Providing end to end services can be quite Capex intensive for a smaller size service provider. This cost includes managing a data center, hardware (network equipment, storage, servers, etc.), Software (Operating systems, apps, virtualization software, etc.).   Smaller size service providers should offer niche customized services that addresses the needs of smaller to medium size enterprises in the public cloud, these enterprises are looking for top notch service that won’t disrupt their operations but cannot afford the pricing structure of a large service provider. Though maintaining the network is the key service that won’t disrupt enterprises operations, providing enhanced security services, value added software and middleware that can help enterprises launch and maintain their apps faster and more efficiently, and a exceptional customer service can also help the smaller players in winning business against the larger providers.

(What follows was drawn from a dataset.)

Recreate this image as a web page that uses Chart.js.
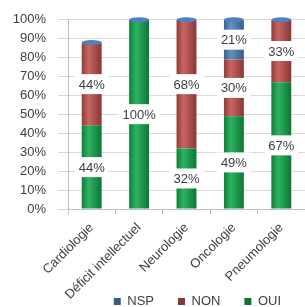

As for Oracle’s play in Cloud market, after the Sun acquisition, Oracle is now in a good position to offer comprehensive cloud solutions to service providers. It has a play in all three service models (SAAS, PAAS, IAAS) and products in house to satisfy all the key components that a service provider needs to offer cloud services. It partners with Amazon, which is the largest service provider and also partners with VMware, in addition to the products that it acquired from Sun acquisition on virtual solutions. Oracle has many partners and the more information is available on (http://www.oracle.com/technology/tech/cloud/index.html). Oracle launched a cloud computing tour earlier this year and is getting serious about going after the cloud computing market. So based on a high level analysis, Oracle looks to be well positioned to play in the Cloud market, though the competition is also big and is the like of IBM, HP, Cisco and many others. Oracle has a history of acquiring companies that it deems will add value to the overall solutions, so as the adoption for cloud services from enterprises grow in coming future, look out for Oracle to acquire smaller companies in the Cloud Industry.